Afghan Presidential hopefuls start their poll campaign

4 Feb 2014

Afghan Presidential hopefuls start their poll campaign

4 February 2014 – The eleven Presidential candidates contesting the 5 April Afghan elections started their political campaign on Sunday, with billboards and banners dotting major Afghan cities, including the capital, Kabul.

According to the timeline set by the Independent Election Commission (IEC) of Afghanistan, the presidential campaign, as well as the campaign for 420 Provincial Council seats that is set to start on 4 March, will end 48 hours before the polling day.

“We have set three conditions for them (candidates) that they should conclude their campaign 48 hours before the polling; should not provoke ethnical, lingual and religious issues during their campaign; and should honour the ceiling of expenditures that have been set at 10 million Afghanis ($178,500),” said the spokesperson of the IEC, Noor Mohammad Noor.
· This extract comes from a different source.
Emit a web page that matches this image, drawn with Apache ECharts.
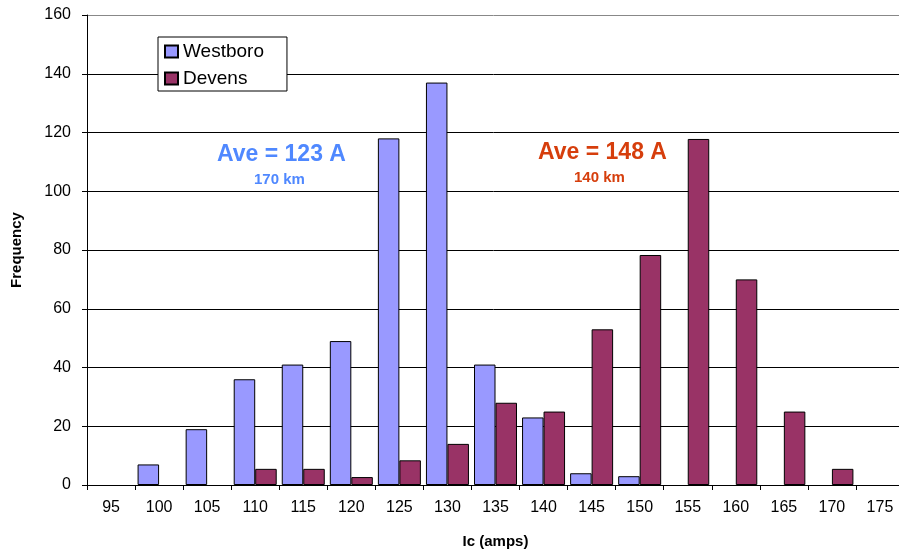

The UN Secretary-General’s Special Representative and Head of the United Nations Assistance Mission in Afghanistan (UNAMA), Ján Kubiš, has called upon the Afghan security forces to be on heightened vigilance over the coming weeks leading to the elections.

Mr. Kubiš issued this call on Sunday in the wake of the killing of two members of the election campaign team of one of the presidential candidates, Dr. Abdullah Abdullah, in the western Afghan city of Herat.

“This cowardly action constitutes a violent intimidation of electoral candidates and their supporters, and cannot be tolerated. The people of Afghanistan should be able to exercise their fundamental right to express their democratic will and to vote in an atmosphere free of intimidation and violence,” Mr. Kubiš said in a statement.

Following the request of the Afghan authorities, UNAMA has been mandated to support the organization of future elections as well as to strengthen, in support of the Government’s own efforts, the sustainability, integrity and inclusiveness of the electoral process, and provide capacity building and technical assistance to the Afghan institutions involved in this process.

UN officials have previously described the upcoming elections, which will mark Afghanistan’s first ever transfer of power from one elected president to another, as critical to the country’s future stability and continued international support.